Baca juga: Geopark, Jejak Manusia Purba, dan Legenda Akek Antak di Bangka

 

 

Menghidupkan tradisi dan adat

Sep Amir Ibrahim berharap, adat dan tradisi yang ada di sekitar Bukit Permisan dihidupkan kembali. “Termasuk menghidupkan seni yang nilai-nilainya terkait hubungan manusia dengan Tuhan dan alam.”

Kulul Sari, pegiat budaya di Bangka Selatan, juga mencemaskan banyaknya hutan yang rusak atau berubah karena dirambah atau menjadi perkebunan sawit di lanskap Bukit Permisan.

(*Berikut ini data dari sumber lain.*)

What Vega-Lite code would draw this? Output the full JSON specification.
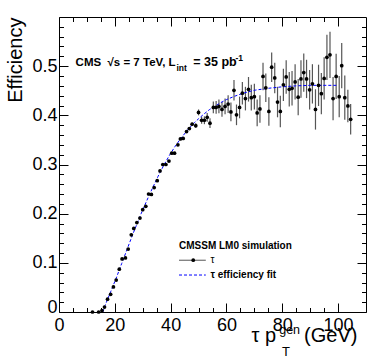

“Saat ini banyak warga tidak punya lagi kebun, sebab terjual dengan mereka yang berkebun sawit. Akhirnya, mereka membuka hutan di bukit. Bukit menjadi rusak, dampaknya mata air mulai terganggu, termasuk pula banyak hewan yang mulai hilang. Rusa, kijang, mulai sulit dilihat saat ini,” ujarnya.

 

Aliran air di lanskap Gunung Permisan tidak pernah kering sepanjang tahun yang menjadi sumber air baku masyarakat sekitar. Foto: Nopri Ismi/Mongabay Indonesia

 

Untuk menyelamatkannya, kata Kulul, adat dan tradisi harus dihidupkan kembali. “Dengan adat, masyarakat lebih patuh terhadap aturan yang melindungi alam, khususnya hutan. Ini jika dibandingkan dengan aturan hukum yang dijalankan pemerintah. Sebab masyarakat melihat, pemerintah juga mengeluarkan izin untuk sejumlah perusahaan yang dipahami masyarakat telah merusak atau membuka hutan.”

Terkait Tari Tigel, Kulul sangat setuju jika dijadikan seni yang wajib diajarkan pada generasi muda di wilayah Bukit Permisan.

“Bukan soal keindahan saja, tapi juga pesan atau nilai-nilai di balik tarian tersebut. Saya percaya, banyak tradisi dan seni di sini yang harus digali atau dihidupkan kembali,” tandasnya.